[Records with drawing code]
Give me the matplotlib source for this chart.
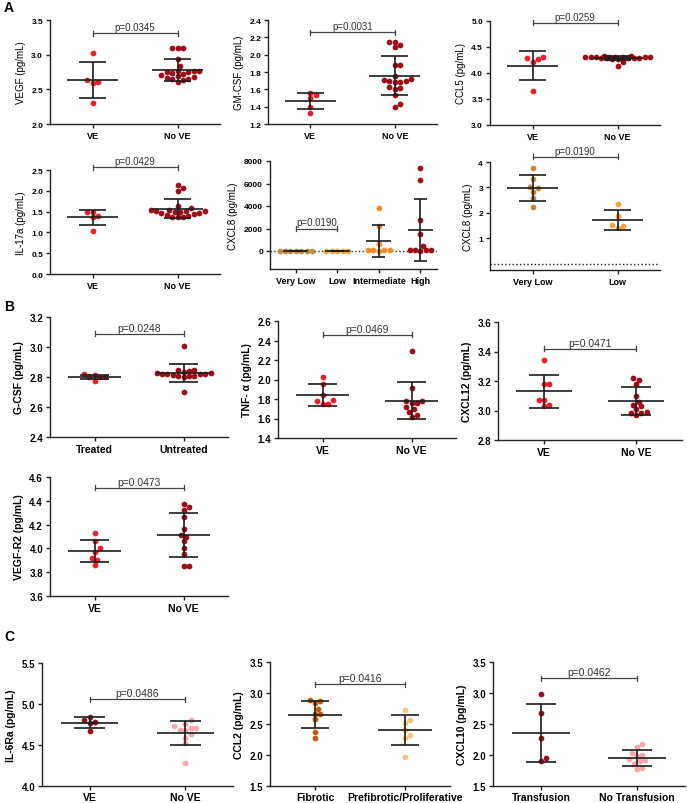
import numpy as np
import matplotlib
matplotlib.use("Agg")
import matplotlib.pyplot as plt

plt.rcParams['font.family'] = ['Liberation Sans', 'DejaVu Sans']

# ---- values (pg/mL) ----
vegf_ve = [3.03, 2.63, 2.61, 2.59, 2.31]
vegf_nove = [3.10, 3.09, 3.09, 2.94, 2.84, 2.77, 2.76, 2.76, 2.75, 2.75,
             2.74, 2.72, 2.70, 2.69, 2.68, 2.66, 2.65, 2.65, 2.64, 2.61]
gmcsf_ve = [1.56, 1.53, 1.50, 1.40, 1.33]
gmcsf_nove = [2.15, 2.15, 2.11, 2.09, 1.88, 1.88, 1.75, 1.72, 1.71, 1.70,
              1.70, 1.69, 1.68, 1.63, 1.62, 1.60, 1.53, 1.43, 1.40]
ccl5_ve = [4.30, 4.27, 4.21, 4.28, 3.65]
ccl5_nove = [4.32, 4.32, 4.31, 4.31, 4.31, 4.30, 4.30, 4.30, 4.30, 4.30,
             4.29, 4.29, 4.29, 4.28, 4.28, 4.27, 4.27, 4.21, 4.14]
il17_ve = [1.50, 1.50, 1.40, 1.36, 1.04]
il17_nove = [2.13, 2.06, 2.00, 1.64, 1.58, 1.55, 1.53, 1.52, 1.52, 1.52,
             1.50, 1.48, 1.46, 1.46, 1.45, 1.43, 1.40, 1.38, 1.37, 1.37]
cxcl8_vlow = [3.78, 3.35, 3.02, 2.97, 2.83, 2.58, 2.22]
cxcl8_low = [2.34, 1.89, 1.52, 1.49, 1.39]
cxcl8_int = [3850, 2200, 650, 120, 80, 60, 100, 40]
cxcl8_high = [7400, 6350, 2750, 1500, 450, 90, 70, 60, 50, 40]
cxcl8_groups = ['Very Low', 'Low', 'Intermediate', 'High']

gcsf_t = [2.813, 2.80, 2.80, 2.773, 2.80, 2.818]
gcsf_u = [3.01, 2.845, 2.85, 2.84, 2.835, 2.83, 2.825, 2.82, 2.82, 2.82,
          2.82, 2.815, 2.81, 2.81, 2.805, 2.80, 2.70]
tnf_ve = [2.03, 1.95, 1.84, 1.79, 1.78, 1.75, 1.75]
tnf_nove = [2.29, 1.91, 1.78, 1.78, 1.76, 1.76, 1.72, 1.70, 1.67, 1.64, 1.62]
cxcl12_ve = [3.34, 3.18, 3.18, 3.07, 3.07, 3.04, 3.03]
cxcl12_nove = [3.22, 3.21, 3.18, 3.10, 3.06, 3.04, 3.03, 3.01, 2.99, 2.98, 2.98, 2.97]
vegfr2_ve = [4.13, 4.06, 4.00, 3.97, 3.92, 3.90, 3.86]
vegfr2_nove = [4.37, 4.345, 4.325, 4.26, 4.16, 4.11, 4.10, 4.06, 4.00, 3.95, 3.85, 3.85]

il6ra_ve = [4.844, 4.804, 4.78, 4.764, 4.676]
il6ra_nove = [4.81, 4.76, 4.73, 4.71, 4.71, 4.68, 4.68, 4.64, 4.59, 4.52, 4.28]
ccl2_fib = [2.895, 2.863, 2.837, 2.737, 2.663, 2.663, 2.574, 2.368, 2.279]
ccl2_pre = [2.72, 2.568, 2.52, 2.405, 2.316, 2.268, 1.974]
cxcl10_tr = [2.99, 2.68, 2.28, 1.95, 1.90]
cxcl10_notr = [2.17, 2.13, 2.03, 2.00, 1.99, 1.93, 1.92, 1.90, 1.86, 1.79, 1.78]

RED = '#f21c24'
DARKRED = '#a10d17'
TAN = '#c38c3c'
LORANGE = '#f6a43e'
ORANGE = '#ff8a1c'
BROWN = '#c8580c'
PEACH = '#f9c67c'
PINK = '#f5a7ab'
LINE = '#1c1c1c'

W, H = 687, 804
fig = plt.figure(figsize=(W / 100, H / 100), dpi=100)


def add_axes(left, top, right, bottom):
    return fig.add_axes([left / W, 1 - bottom / H, (right - left) / W, (bottom - top) / H])


def swarm_offsets(ax, x0, values, size_px=5.4, max_units=0.36):
    # simple beeswarm: spread points sideways so they don't overlap
    trans = ax.transData
    ppu = trans.transform((1, 0))[0] - trans.transform((0, 0))[0]
    ys = np.array([trans.transform((x0, v))[1] for v in values])
    step = size_px / 2
    c = np.arange(0, max_units * ppu + step, step)
    cands = sorted(set(np.concatenate([c, -c])), key=lambda v: (abs(v), -v))
    placed = []
    offs = np.zeros(len(values))
    for i in np.argsort(ys):
        best, best_d = 0.0, -1
        for cand in cands:
            d = min([np.hypot(cand - px, ys[i] - py) for px, py in placed], default=np.inf)
            if d >= size_px * 0.95:
                best = cand
                break
            if d > best_d:
                best, best_d = cand, d
        placed.append((best, ys[i]))
        offs[i] = best / ppu
    return offs


def panel(box, groups, colors, names, ylim, yticks, ylabel, pval, bar_y,
          big=False, xlim=None, zero=False, fmt='{:.1f}', pair=(0, 1), xpad=2):
    ax = add_axes(*box)
    n = len(groups)
    ax.set_xlim(xlim if xlim else (-0.5, n - 0.5))
    ax.set_ylim(*ylim)
    for sp in ('top', 'right'):
        ax.spines[sp].set_visible(False)
    for sp in ('left', 'bottom'):
        ax.spines[sp].set_linewidth(1.0)
        ax.spines[sp].set_color('#222222')

    tick_fs = 7 if big else 6
    ax.set_yticks(yticks)
    ax.set_yticklabels([fmt.format(t) for t in yticks], fontsize=tick_fs, fontweight='bold')
    ax.set_xticks(range(n))
    ax.set_xticklabels(names, fontsize=tick_fs + 0.5, fontweight='bold')
    ax.tick_params(direction='out', length=3, width=1, pad=2, color='#222222')
    ax.tick_params(axis='x', pad=xpad)
    ax.set_ylabel(ylabel, fontsize=7.5 if big else 7,
                  fontweight='bold' if big else 'normal', labelpad=4)

    if zero:
        ax.axhline(0, ls=':', color='#222222', lw=1, zorder=1)

    for i, (vals, col) in enumerate(zip(groups, colors)):
        vals = np.asarray(vals, float)
        offs = swarm_offsets(ax, i, vals)
        ax.scatter(i + offs, vals, s=17, color=col, linewidths=0, zorder=3, clip_on=False)
        m, sd = vals.mean(), vals.std(ddof=1)
        ax.hlines(m, i - 0.3, i + 0.3, color=LINE, lw=1.2, zorder=4)
        ax.hlines([m - sd, m + sd], i - 0.16, i + 0.16, color=LINE, lw=1.2, zorder=4)
        ax.vlines(i, m - sd, m + sd, color=LINE, lw=1.2, zorder=4)

    # significance bracket
    hpx = box[3] - box[1]
    dy = (ylim[1] - ylim[0]) / hpx * 2.5
    x1, x2 = pair
    kw = dict(color='#444444', lw=0.9, clip_on=False)
    ax.plot([x1, x2], [bar_y, bar_y], **kw)
    ax.plot([x1, x1], [bar_y - dy, bar_y + dy], **kw)
    ax.plot([x2, x2], [bar_y - dy, bar_y + dy], **kw)
    ax.text((x1 + x2) / 2, bar_y + dy * 0.4, 'p=' + pval, ha='center', va='bottom',
            fontsize=7.5 if big else 7, color='#333333', clip_on=False)
    return ax


ve = ['VE', 'No VE']

# ---- A ----
panel((50, 21, 220, 125), [vegf_ve, vegf_nove], [RED, DARKRED], ve,
      (2.0, 3.5), [2.0, 2.5, 3.0, 3.5], 'VEGF (pg/mL)', '0.0345', 3.31)
panel((268, 21, 437, 125), [gmcsf_ve, gmcsf_nove], [RED, DARKRED], ve,
      (1.2, 2.4), [1.2, 1.4, 1.6, 1.8, 2.0, 2.2, 2.4], 'GM-CSF (pg/mL)', '0.0031', 2.26)
panel((490, 22, 660, 126), [ccl5_ve, ccl5_nove], [RED, DARKRED], ve,
      (3.0, 5.0), [3.0, 3.5, 4.0, 4.5, 5.0], 'CCL5 (pg/mL)', '0.0259', 4.97)
panel((50, 171, 220, 275), [il17_ve, il17_nove], [RED, DARKRED], ve,
      (0.0, 2.5), [0.0, 0.5, 1.0, 1.5, 2.0, 2.5], 'IL-17a (pg/mL)', '0.0429', 2.57)
panel((270, 162, 437, 270), [cxcl8_vlow, cxcl8_low, cxcl8_int, cxcl8_high],
      [TAN, LORANGE, ORANGE, DARKRED], cxcl8_groups,
      (-1600, 8000), [0, 2000, 4000, 6000, 8000], 'CXCL8 (pg/mL)', '0.0190', 2000,
      xlim=(-0.62, 3.4), zero=True, fmt='{:.0f}')
panel((490, 163, 660, 271), [cxcl8_vlow, cxcl8_low], [TAN, LORANGE], cxcl8_groups[:2],
      (-0.25, 4.0), [1, 2, 3, 4], 'CXCL8 (pg/mL)', '0.0190', 4.2, zero=True, fmt='{:.0f}')

# ---- B ----
panel((50, 318, 228, 438), [gcsf_t, gcsf_u], [RED, DARKRED], ['Treated', 'Untreated'],
      (2.4, 3.2), [2.4, 2.6, 2.8, 3.0, 3.2], 'G-CSF (pg/mL)', '0.0248', 3.087, big=True)
panel((278, 322, 456, 439), [tnf_ve, tnf_nove], [RED, DARKRED], ve,
      (1.4, 2.6), [1.4, 1.6, 1.8, 2.0, 2.2, 2.4, 2.6], 'TNF- \u03b1 (pg/mL)', '0.0469', 2.46, big=True)
panel((498, 323, 682, 441), [cxcl12_ve, cxcl12_nove], [RED, DARKRED], ve,
      (2.8, 3.6), [2.8, 3.0, 3.2, 3.4, 3.6], 'CXCL12 (pg/mL)', '0.0471', 3.42, big=True)
panel((50, 478, 228, 597), [vegfr2_ve, vegfr2_nove], [RED, DARKRED], ve,
      (3.6, 4.6), [3.6, 3.8, 4.0, 4.2, 4.4, 4.6], 'VEGF-R2 (pg/mL)', '0.0473', 4.51, big=True)

# ---- C ----
panel((42, 664, 233, 787), [il6ra_ve, il6ra_nove], [DARKRED, PINK], ve,
      (4.0, 5.5), [4.0, 4.5, 5.0, 5.5], 'IL-6Ra (pg/mL)', '0.0486', 5.06, big=True, xpad=1)
panel((270, 663, 450, 787), [ccl2_fib, ccl2_pre], [BROWN, PEACH],
      ['Fibrotic', 'Prefibrotic/Proliferative'],
      (1.5, 3.5), [1.5, 2.0, 2.5, 3.0, 3.5], 'CCL2 (pg/mL)', '0.0416', 3.14, big=True, xpad=1)
panel((493, 663, 685, 787), [cxcl10_tr, cxcl10_notr], [DARKRED, PINK],
      ['Transfusion', 'No Transfusion'],
      (1.5, 3.5), [1.5, 2.0, 2.5, 3.0, 3.5], 'CXCL10 (pg/mL)', '0.0462', 3.24, big=True, xpad=1)

for letter, y in (('A', 8), ('B', 307), ('C', 637)):
    fig.text(4 / W, 1 - y / H, letter, fontsize=10, fontweight='bold', va='center', ha='left')

fig.savefig('out.png', dpi=100)
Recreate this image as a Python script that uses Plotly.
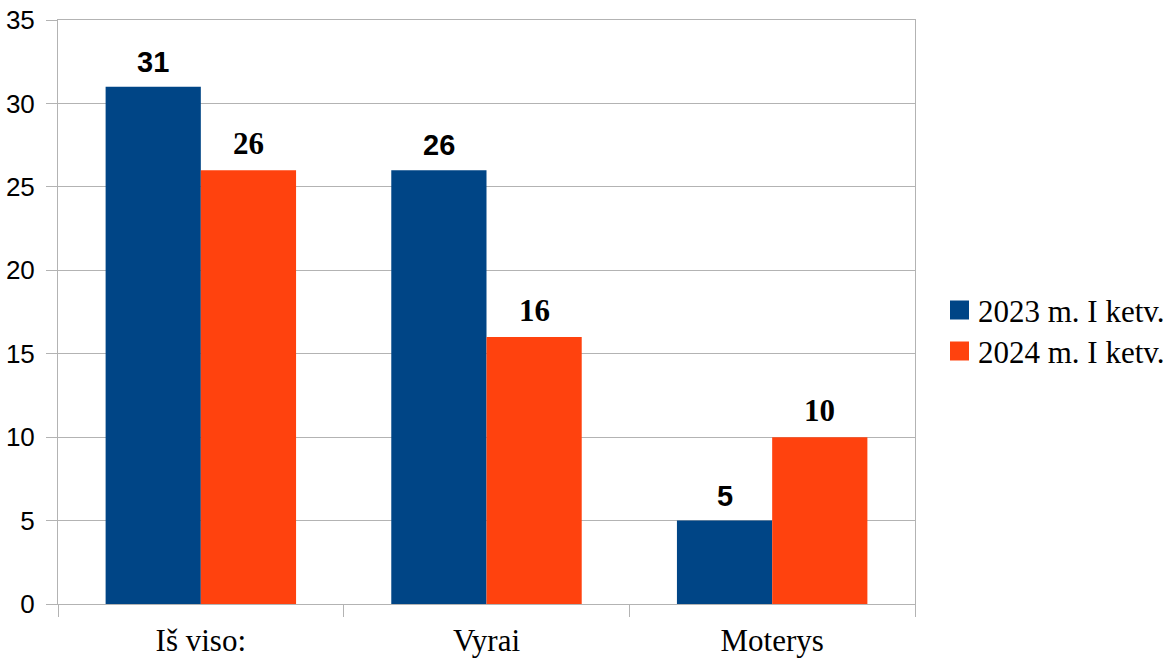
import plotly.graph_objects as go

categories = ["Iš viso:", "Vyrai", "Moterys"]
series_names = ["2023 m. I ketv.", "2024 m. I ketv."]
values_2023 = [31, 26, 5]
values_2024 = [26, 16, 10]
y_ticks = [0, 5, 10, 15, 20, 25, 30, 35]

BLUE = "#004586"
ORANGE = "#ff420e"
GRID = "#b3b3b3"
SERIF = "Liberation Serif"
SANS = "Liberation Sans"
colors = [BLUE, ORANGE]

W, H = 1176, 659
ML, MR, MT, MB = 58, 261, 20, 55
PW, PH = W - ML - MR, H - MT - MB

fig = go.Figure()
fig.add_trace(go.Bar(x=categories, y=values_2023, name=series_names[0], showlegend=False,
                     marker=dict(color=BLUE, line=dict(width=0))))
fig.add_trace(go.Bar(x=categories, y=values_2024, name=series_names[1], showlegend=False,
                     marker=dict(color=ORANGE, line=dict(width=0))))

annotations = []
for i, v in enumerate(values_2023):
    annotations.append(dict(x=i - 1/6, y=v, xref="x", yref="y", text=str(v),
                            showarrow=False, yanchor="bottom", yshift=7,
                            font=dict(family=SANS, size=29, color="black", weight="bold")))
for i, v in enumerate(values_2024):
    annotations.append(dict(x=i + 1/6, y=v, xref="x", yref="y", text=str(v),
                            showarrow=False, yanchor="bottom", yshift=7,
                            font=dict(family=SERIF, size=31, color="black", weight="bold")))

# legend drawn as squares + labels (paper coordinates)
def px_x(p):
    return (p - ML) / PW

def px_y(p):
    return 1 - (p - MT) / PH

shapes = []
legend_centers = [310, 351]
for name, col, cy in zip(series_names, colors, legend_centers):
    shapes.append(dict(type="rect", xref="paper", yref="paper",
                       x0=px_x(950), x1=px_x(969), y0=px_y(cy + 9.5), y1=px_y(cy - 9.5),
                       fillcolor=col, line=dict(width=0)))
    annotations.append(dict(x=px_x(976), y=px_y(cy + 1), xref="paper", yref="paper",
                            text=name, showarrow=False, xanchor="left", yanchor="middle",
                            font=dict(family=SERIF, size=31, color="black")))

fig.update_layout(
    width=W, height=H,
    margin=dict(l=ML, r=MR, t=MT, b=MB, autoexpand=False),
    paper_bgcolor="white", plot_bgcolor="white",
    barmode="group", bargap=1/3, bargroupgap=0,
    annotations=annotations, shapes=shapes,
    showlegend=False,
    xaxis=dict(type="category", tickson="boundaries", ticks="outside", ticklen=12,
               tickcolor=GRID, tickwidth=1, showgrid=False, showline=True,
               linecolor=GRID, linewidth=1, mirror=True, automargin=False,
               ticklabelstandoff=9,
               tickfont=dict(family=SERIF, size=31, color="black")),
    yaxis=dict(range=[0, 35], tickvals=y_ticks, ticks="outside", ticklen=11,
               tickcolor=GRID, tickwidth=1, showgrid=True, gridcolor=GRID, gridwidth=1,
               showline=True, linecolor=GRID, linewidth=1, mirror=True,
               zeroline=False, ticklabelstandoff=6, automargin=False,
               tickfont=dict(family=SANS, size=26, color="black")),
)

fig.write_html("out.html", config={"displayModeBar": False},
               post_script="document.body.style.margin='0px';document.body.style.overflow='hidden';")
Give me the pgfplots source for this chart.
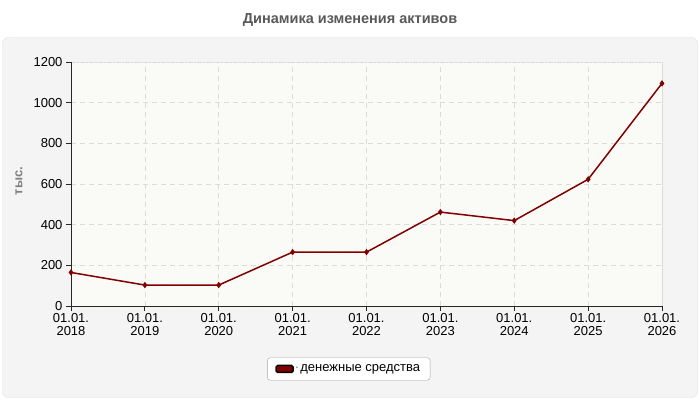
\documentclass[border=0pt]{standalone}
\usepackage{pgfplots}
\pgfplotsset{compat=1.18}
\usepackage{fontspec}
\setmainfont{Liberation Sans}
\usetikzlibrary{patterns}
\definecolor{darkred}{HTML}{800000}
\definecolor{panelbg}{HTML}{F4F4F4}
\definecolor{plotbg}{HTML}{FDFDF8}
\begin{document}
\begin{tikzpicture}[x=1pt,y=1pt]
\fill[white] (0,0) rectangle (700,-400);
\draw[draw=black!12, fill=panelbg, rounded corners=6pt] (2.5,-37.5) rectangle (697.5,-397.5);
\node[font=\fontsize{14.5}{16}\selectfont\bfseries, text=black!65] at (350,-20) {Динамика изменения активов};
\node[rotate=90, font=\fontsize{13}{15}\selectfont\bfseries, text=black!50] at (19,-181) {тыс.};
\begin{axis}[
  at={(71pt,-306pt)}, anchor=south west,
  width=591pt, height=244pt, scale only axis,
  xmin=0, xmax=8, ymin=0, ymax=1200,
  xtick={0,...,8},
  xticklabels={{01.01.\\2018},{01.01.\\2019},{01.01.\\2020},{01.01.\\2021},{01.01.\\2022},{01.01.\\2023},{01.01.\\2024},{01.01.\\2025},{01.01.\\2026}},
  xticklabel style={align=center, font=\fontsize{13}{13}\selectfont, inner sep=2pt},
  yticklabel style={font=\fontsize{13}{15}\selectfont},
  ytick={0,200,...,1200},
  /pgf/number format/assume math mode=true,
  /pgf/number format/set thousands separator={},
  axis x line*=bottom, axis y line*=left,
  axis line style={black!85, line width=0.8pt, -},
  tick style={black!85, line width=0.8pt},
  major tick length=5pt, tick align=outside,
  grid=major,
  major grid style={black!14, dash pattern=on 5pt off 4pt, line width=0.7pt},
  axis background/.style={fill=plotbg, draw=black!15, postaction={pattern=north east lines, pattern color=black!3}},
  clip=false,
  legend style={at={(0.470,-0.258)}, anchor=center, draw=black!35, fill=white, rounded corners=3pt,
    font=\fontsize{13}{15}\selectfont, inner xsep=8pt, inner ysep=5pt},
  legend image code/.code={\draw[fill=darkred, draw=black, rounded corners=1.5pt] (0pt,-3.5pt) rectangle (17pt,3.5pt);},
]
\addplot[darkred, line width=1.5pt, mark=diamond*, mark size=2pt, mark options={solid}]
  coordinates {(0,165)(1,103)(2,103)(3,265)(4,265)(5,462)(6,420)(7,623)(8,1095)};
\addlegendentry{\raisebox{2pt}{\scriptsize -}\,денежные средства}
\end{axis}
\end{tikzpicture}
\end{document}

→ WHAT TO DO:
Nothing but the lines from the one containing "Recreate this image" through the one containing "colors = [BLUE, ORANGE]" should be written out, exactly and with both ends. Pictures are left out.

→ EXERCISE ANSWER:
Recreate this image as a Python script that uses Plotly.
import plotly.graph_objects as go

categories = ["Iš viso:", "Vyrai", "Moterys"]
series_names = ["2023 m. I ketv.", "2024 m. I ketv."]
values_2023 = [31, 26, 5]
values_2024 = [26, 16, 10]
y_ticks = [0, 5, 10, 15, 20, 25, 30, 35]

BLUE = "#004586"
ORANGE = "#ff420e"
GRID = "#b3b3b3"
SERIF = "Liberation Serif"
SANS = "Liberation Sans"
colors = [BLUE, ORANGE]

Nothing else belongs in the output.